ABUJA (Reuters) - Production has resumed from Nigeria's offshore Bonga oilfield, Royal Dutch Shell said on Thursday, after the facility was shut down by a loading accident that caused the country's biggest oil spill in 13 years.
Output resumed on January 1, and the clean-up of the oil spill that occurred on December 20 has been completed at the 200,000 barrel per day (bpd) facility, which supplies around 10 percent of Nigeria's total output, the company said in a statement.
It also said its offshore 115,000 barrel per day (bpd) EA oil field restarted production on December 27, after it was shut down for maintenance work.
"Clean-up of the 20 December leak from the Bonga offshore oil field has now been completed successfully. Production resumed at Bonga on January 1 2012, following reinforcement of asset integrity and safety programmes," Shell said.
Nigerian villagers say oil from the spill at Bonga, 120 km offshore, had washed up on the coast, blackening stretches of it and killing fish, but Shell has denied that the oil could be from the Bonga facility.
"Satellite and aerial imagery has confirmed that the Bonga oil leak could not have reached coastlines in the eastern Niger Delta," the statement said, adding that the oil washing up on the coast must have been a "third party spill".
Spills by all oil companies operating in the region are common, and it is sometimes hard to tell where they originate.
"Oil from the Bonga leak had largely dispersed by Sunday, December 25, 2011 due to the integrated efforts ... in the application of dispersants and natural processes of dispersal," the statement said.
Shell's pipelines in Nigeria's onshore Niger delta have spilled oil several times. The company usually blames such leaks on sabotage attacks and rampant oil theft.
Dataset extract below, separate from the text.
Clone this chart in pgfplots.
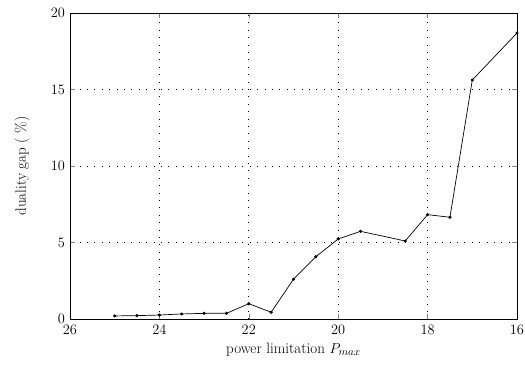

The company said on Wednesday it was working to plug a leak caused by sabotage, which shut its 70,000 bpd Nembe Creek pipeline.
A U.N. report in August criticised Shell and the Nigerian government for contributing to 50 years of pollution in the Niger Delta region, which it said needs the world's largest oil clean-up, costing an initial $1 billion and taking up to 30 years.